Dans sa plainte, Daniel Khrapounov affirme avoir reçu ce PV d’un avocat de la place, dont un client l’aurait lui-même reçu d’un journaliste étranger. Il indique l’avoir fait traduire lui-même. Le Temps n’a pas été en mesure de retracer l’origine du document ni d’établir l’identité de son auteur. Mais selon nos informations, les réunions de février 2015 ont bien eu lieu. Le réseau informatique de la justice kazakhe ayant déjà fait l’objet d’une opération de hacking de grande ampleur, il est probable que ce document ait également été hacké sur un serveur kazakh.
Interrogé sur sa participation aux réunions moscovites de février 2015, Christophe Emonet déclare n’avoir «aucun commentaire à faire». L’avocat zurichois Balz Gross n’a, lui, pas répondu à nos sollicitations. Quant à Charles Poncet, il se «refuse à toute déclaration sur une affaire judiciaire en cours.»
Contacté lui aussi, le porte-parole de la famille Khrapunov, Marc Comina, est plus affable: «Après la double débâcle des affaires Borer et Markwalder, nous pensions que la dictature kazakhe arrêterait de harceler les Khrapunov. Mais elle continue, avec de nouveaux alliés suisses, à vouloir les faire taire, ce qui ne fait que renforcer leur détermination à dénoncer cet abominable régime.»

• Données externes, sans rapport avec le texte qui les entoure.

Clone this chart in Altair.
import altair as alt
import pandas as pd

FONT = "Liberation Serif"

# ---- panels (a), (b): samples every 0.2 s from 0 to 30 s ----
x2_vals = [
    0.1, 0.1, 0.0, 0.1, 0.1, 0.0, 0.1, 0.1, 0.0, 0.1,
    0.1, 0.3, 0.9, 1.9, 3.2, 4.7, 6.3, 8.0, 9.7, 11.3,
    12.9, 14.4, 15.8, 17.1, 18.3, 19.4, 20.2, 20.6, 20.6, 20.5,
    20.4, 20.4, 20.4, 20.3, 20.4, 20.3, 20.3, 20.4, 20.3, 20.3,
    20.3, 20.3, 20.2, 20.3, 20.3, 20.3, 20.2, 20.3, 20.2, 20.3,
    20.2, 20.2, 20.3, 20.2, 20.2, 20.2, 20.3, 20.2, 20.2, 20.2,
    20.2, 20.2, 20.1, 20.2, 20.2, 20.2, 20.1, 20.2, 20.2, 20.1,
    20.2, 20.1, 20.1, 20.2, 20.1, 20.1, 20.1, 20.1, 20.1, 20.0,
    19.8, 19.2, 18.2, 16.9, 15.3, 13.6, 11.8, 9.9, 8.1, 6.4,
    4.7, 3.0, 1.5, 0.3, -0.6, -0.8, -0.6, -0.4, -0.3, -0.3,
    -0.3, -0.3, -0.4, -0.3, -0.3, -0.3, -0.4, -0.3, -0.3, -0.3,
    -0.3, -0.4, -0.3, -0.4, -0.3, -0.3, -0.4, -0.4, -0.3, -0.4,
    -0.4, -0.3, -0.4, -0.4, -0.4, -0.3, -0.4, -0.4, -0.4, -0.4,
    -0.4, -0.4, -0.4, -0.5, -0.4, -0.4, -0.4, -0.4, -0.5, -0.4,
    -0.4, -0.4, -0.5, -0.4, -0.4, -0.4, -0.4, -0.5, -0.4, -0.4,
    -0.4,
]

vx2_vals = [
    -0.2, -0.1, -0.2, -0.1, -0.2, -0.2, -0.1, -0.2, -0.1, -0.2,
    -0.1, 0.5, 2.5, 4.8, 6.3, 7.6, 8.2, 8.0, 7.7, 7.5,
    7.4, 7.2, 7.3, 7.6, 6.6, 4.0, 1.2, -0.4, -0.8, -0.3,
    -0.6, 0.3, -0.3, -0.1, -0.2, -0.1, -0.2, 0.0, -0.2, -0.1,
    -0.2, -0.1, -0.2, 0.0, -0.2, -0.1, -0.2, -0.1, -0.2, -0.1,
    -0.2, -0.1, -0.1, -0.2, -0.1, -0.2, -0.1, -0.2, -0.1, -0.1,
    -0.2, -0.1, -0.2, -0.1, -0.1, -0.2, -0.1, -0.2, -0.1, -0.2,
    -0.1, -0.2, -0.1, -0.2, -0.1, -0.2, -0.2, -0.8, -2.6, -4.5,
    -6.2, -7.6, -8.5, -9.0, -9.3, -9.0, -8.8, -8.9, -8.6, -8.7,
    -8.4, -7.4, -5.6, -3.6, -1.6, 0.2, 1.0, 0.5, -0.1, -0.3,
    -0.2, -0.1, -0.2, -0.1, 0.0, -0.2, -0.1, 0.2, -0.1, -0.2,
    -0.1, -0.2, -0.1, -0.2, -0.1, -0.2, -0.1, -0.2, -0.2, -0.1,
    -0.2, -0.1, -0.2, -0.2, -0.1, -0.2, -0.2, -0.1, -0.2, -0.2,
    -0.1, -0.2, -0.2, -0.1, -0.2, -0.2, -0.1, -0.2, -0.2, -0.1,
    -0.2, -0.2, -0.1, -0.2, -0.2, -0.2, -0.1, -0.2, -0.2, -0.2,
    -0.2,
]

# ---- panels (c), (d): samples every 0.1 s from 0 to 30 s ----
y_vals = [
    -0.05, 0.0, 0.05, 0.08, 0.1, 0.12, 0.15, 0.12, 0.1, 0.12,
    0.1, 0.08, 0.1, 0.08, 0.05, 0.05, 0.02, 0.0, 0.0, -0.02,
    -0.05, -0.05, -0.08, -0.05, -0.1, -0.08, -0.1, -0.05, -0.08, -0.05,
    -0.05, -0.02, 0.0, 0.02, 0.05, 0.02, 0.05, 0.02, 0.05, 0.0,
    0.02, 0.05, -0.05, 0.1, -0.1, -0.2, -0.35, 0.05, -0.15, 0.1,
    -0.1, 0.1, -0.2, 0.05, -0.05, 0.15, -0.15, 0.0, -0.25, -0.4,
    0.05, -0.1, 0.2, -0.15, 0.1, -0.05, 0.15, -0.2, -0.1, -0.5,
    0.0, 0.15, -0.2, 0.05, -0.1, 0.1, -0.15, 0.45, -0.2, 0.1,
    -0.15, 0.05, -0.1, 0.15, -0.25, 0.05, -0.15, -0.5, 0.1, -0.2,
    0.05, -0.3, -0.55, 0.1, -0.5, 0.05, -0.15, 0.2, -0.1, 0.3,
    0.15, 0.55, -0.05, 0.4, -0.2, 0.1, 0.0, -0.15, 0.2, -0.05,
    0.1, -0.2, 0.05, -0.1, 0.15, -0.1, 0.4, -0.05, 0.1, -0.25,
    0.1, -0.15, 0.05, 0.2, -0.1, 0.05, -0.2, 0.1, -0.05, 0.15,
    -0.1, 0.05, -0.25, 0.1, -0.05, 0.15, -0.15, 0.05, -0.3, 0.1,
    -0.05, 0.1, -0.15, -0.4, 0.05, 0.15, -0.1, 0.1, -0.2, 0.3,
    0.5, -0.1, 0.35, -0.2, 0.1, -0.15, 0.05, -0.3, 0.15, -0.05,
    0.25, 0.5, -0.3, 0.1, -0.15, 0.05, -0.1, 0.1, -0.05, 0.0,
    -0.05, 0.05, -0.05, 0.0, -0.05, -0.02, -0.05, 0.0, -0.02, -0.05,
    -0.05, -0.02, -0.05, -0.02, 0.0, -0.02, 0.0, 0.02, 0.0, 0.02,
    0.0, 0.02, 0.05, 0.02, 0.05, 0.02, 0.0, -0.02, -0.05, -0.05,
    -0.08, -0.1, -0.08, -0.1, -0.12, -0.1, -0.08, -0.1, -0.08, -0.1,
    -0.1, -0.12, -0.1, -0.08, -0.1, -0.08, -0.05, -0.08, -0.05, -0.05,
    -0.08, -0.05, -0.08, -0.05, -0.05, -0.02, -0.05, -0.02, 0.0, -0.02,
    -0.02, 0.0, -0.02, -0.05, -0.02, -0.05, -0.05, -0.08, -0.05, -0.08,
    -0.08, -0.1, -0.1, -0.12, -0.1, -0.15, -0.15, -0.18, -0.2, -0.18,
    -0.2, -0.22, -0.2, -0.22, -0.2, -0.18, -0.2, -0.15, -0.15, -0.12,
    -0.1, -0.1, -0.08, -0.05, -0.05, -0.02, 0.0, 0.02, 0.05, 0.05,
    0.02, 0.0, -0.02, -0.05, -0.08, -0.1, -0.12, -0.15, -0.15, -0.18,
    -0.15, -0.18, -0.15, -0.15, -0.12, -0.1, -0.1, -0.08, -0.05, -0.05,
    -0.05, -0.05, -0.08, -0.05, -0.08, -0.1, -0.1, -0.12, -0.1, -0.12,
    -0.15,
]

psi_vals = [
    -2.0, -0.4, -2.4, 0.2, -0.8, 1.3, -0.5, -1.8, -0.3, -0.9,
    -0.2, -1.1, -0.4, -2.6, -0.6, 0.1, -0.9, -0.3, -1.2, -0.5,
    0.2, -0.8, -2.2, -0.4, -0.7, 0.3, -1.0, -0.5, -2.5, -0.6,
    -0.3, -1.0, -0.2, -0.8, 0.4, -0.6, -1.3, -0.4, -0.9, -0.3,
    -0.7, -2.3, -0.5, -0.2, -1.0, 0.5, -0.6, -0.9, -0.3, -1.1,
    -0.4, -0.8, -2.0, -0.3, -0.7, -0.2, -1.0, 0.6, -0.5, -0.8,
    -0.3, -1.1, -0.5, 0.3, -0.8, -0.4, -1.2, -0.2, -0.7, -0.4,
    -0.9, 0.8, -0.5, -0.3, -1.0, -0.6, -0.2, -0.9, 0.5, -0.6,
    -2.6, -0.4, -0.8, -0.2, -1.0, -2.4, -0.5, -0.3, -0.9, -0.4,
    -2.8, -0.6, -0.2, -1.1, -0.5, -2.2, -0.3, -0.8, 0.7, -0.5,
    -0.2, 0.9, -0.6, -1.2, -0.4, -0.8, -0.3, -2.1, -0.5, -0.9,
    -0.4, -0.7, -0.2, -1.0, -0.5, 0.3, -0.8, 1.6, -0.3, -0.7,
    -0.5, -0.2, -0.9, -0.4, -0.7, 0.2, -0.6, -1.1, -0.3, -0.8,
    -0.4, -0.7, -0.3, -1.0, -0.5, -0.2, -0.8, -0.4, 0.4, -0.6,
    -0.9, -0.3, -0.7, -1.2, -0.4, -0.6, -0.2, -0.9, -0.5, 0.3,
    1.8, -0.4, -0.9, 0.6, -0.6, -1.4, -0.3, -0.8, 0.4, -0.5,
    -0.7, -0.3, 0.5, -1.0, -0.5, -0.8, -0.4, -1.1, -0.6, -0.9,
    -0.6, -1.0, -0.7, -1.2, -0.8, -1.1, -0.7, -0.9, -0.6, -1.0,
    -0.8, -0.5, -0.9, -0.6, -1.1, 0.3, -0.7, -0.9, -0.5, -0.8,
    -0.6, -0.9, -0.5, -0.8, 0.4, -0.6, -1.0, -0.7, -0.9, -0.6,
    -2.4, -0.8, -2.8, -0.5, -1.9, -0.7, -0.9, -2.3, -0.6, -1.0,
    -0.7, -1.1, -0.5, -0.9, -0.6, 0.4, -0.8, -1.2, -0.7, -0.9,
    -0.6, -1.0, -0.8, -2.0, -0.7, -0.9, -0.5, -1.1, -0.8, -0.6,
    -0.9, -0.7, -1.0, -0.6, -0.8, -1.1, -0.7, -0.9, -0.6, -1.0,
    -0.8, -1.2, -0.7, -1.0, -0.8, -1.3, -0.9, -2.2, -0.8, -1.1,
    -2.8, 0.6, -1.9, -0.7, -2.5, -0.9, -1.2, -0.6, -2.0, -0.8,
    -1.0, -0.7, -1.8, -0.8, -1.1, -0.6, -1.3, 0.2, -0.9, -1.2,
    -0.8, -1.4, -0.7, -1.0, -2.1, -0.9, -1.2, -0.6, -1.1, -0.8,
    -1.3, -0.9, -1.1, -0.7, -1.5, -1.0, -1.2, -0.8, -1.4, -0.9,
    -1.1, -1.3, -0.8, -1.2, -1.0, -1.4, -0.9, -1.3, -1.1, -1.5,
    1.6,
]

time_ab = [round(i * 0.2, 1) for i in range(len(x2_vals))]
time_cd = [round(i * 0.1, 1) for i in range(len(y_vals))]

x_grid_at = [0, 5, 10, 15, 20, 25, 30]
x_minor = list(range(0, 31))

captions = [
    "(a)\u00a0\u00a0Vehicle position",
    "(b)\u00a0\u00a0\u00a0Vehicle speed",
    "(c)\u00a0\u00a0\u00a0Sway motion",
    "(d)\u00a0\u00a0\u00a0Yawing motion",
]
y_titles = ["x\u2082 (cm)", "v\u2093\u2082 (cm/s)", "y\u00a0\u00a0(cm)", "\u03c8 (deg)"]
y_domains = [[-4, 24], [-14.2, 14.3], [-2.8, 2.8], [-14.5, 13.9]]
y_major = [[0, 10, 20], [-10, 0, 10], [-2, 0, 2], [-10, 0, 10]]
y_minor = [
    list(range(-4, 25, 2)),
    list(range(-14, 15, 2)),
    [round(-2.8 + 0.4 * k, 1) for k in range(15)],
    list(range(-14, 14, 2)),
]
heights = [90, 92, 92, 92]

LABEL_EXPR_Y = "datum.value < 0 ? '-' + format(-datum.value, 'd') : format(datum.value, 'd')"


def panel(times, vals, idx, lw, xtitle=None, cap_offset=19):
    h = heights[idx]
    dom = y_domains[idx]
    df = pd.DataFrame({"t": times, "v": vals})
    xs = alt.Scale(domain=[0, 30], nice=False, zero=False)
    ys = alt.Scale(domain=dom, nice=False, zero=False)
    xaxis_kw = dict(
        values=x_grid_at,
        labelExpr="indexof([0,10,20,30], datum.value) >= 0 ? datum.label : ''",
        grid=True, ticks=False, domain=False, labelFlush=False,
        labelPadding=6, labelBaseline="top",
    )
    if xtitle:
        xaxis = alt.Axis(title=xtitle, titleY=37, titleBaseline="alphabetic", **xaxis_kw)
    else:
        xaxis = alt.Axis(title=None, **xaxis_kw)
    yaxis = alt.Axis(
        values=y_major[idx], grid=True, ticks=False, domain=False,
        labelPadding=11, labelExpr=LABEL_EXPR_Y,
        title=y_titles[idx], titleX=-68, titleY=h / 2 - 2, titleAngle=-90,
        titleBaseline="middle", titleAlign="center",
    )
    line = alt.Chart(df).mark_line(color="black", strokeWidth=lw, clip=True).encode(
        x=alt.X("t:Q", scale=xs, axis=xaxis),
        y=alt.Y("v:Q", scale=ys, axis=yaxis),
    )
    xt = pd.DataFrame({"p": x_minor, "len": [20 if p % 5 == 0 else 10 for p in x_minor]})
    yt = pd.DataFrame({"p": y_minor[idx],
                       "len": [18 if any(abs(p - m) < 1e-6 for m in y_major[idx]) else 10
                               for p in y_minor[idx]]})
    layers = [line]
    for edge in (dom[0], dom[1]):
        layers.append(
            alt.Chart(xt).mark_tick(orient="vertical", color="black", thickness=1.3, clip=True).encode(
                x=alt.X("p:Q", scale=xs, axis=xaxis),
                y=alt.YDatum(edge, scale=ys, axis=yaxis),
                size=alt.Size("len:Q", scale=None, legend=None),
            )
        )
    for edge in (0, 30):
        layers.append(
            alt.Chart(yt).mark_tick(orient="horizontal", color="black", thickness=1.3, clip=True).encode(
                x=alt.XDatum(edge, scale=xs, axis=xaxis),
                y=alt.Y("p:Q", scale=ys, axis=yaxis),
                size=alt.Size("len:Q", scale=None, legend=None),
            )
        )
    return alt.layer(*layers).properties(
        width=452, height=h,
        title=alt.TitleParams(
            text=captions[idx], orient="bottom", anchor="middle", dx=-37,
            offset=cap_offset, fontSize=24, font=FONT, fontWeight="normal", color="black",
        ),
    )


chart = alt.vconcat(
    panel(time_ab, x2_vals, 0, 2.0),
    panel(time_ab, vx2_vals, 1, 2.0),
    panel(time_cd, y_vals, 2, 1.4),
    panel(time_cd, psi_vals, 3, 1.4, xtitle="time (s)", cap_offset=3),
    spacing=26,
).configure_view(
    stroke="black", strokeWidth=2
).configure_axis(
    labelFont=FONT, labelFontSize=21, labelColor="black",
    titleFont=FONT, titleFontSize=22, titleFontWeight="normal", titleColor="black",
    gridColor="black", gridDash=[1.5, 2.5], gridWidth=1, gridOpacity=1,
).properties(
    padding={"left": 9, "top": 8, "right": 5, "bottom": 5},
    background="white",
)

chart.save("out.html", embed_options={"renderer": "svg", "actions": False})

Le PV des réunions des 27 et 28 février 2015 , annexé à la plainte de Daniel Khrapunov
La saga Khrapunov en 5 dates
2007 L’ancien maire d’Almaty Viktor Khrapunov, son épouse Leila et leur fils Daniel s’établissent en Suisse. Ils rejoignent leurs deux aînés, Elvira et Iliyas.
2011 La justice kazakhe, qui accuse la famille de détournement de fonds et de blanchiment, adressent une demande d’entraide judiciaire au parquet genevois.
2012 Le Ministère public genevois ouvre une procédure nationale à l’encontre des Khrapunov, pour blanchiment d’argent.
2014 La Suisse refuse l’extradition de Viktor Khrapunov vers le Kazakhstan. Le lobbyiste Thomas Borer tente sans succès de faire pression sur Berne pour obtenir l’extradition.
2015 En décembre, Daniel Khrapunov et plusieurs membres de l’entourage de la famille reçoivent des commandements de payer pour un montant de 286,5 millions de francs.